The horrific scenes from a South Florida nursing home, where 12 residents perished in the sweltering heat after Hurricane Irma knocked out power to the facility, will haunt Floridians for a long time to come.
But the broad, sweeping rules Gov. Rick Scott mandated were unrealistic. An administrative law judge ruled in November that the Agency for Health Care Administration didn’t have the authority to force every nursing home and assisted-living facility in the state to invest in emergency generators and fuel by Nov. 15. That deadline sailed by, but in the spring, the Legislature adopted a modified version of Scott’s plan. The new law doesn’t require permanent installation of generators, but does mandate that every facility secure enough emergency power to cool 20 to 30 feet of space per resident for at least 96 hours.

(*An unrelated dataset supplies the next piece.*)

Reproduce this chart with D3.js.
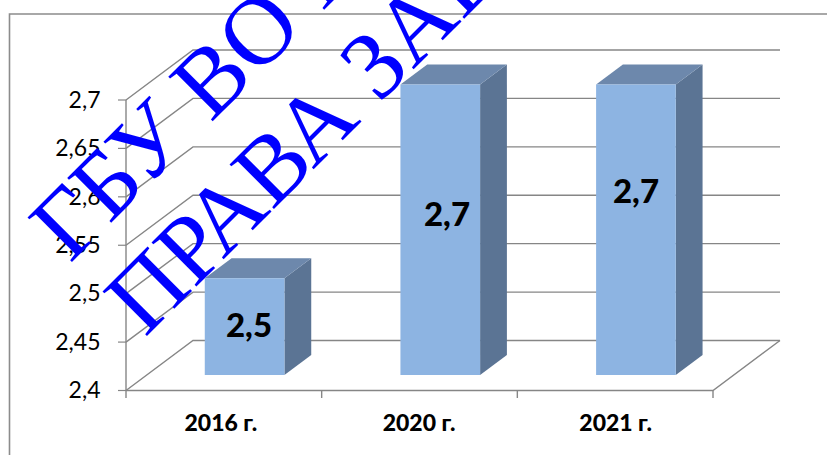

As of May 25, 102 of the state’s 686 nursing homes had adequate equipment available, and another 348 had asked for six-month extensions, which certifies them as compliant under the law. The numbers are far worse for assisted-living facilities. In that category (which covers 3,102 locations across the state), only 205 have equipment lined up. Another 344 have approved extensions.
That leaves state regulators with a hairy decision. Do they level harsh fines against roughly two-thirds of the state’s long-term care facilities? Or do they simply throw up their hands and declare the entire mess “too big to succeed”? Neither option makes much sense. The best option may be for Scott and legislative leaders to negotiate a little wiggle room, understanding that the state must keep driving toward the goal of making each of these facilities as safe as possible, and as soon as reasonably achievable.
Eventually, all long-term care facilities should have on-site generators and adequate fuel, safely stored. But the state’s accelerated timeline was too tight to be realistic, and driving facilities out of business with harsh fines and license sanctions could only make matters worse.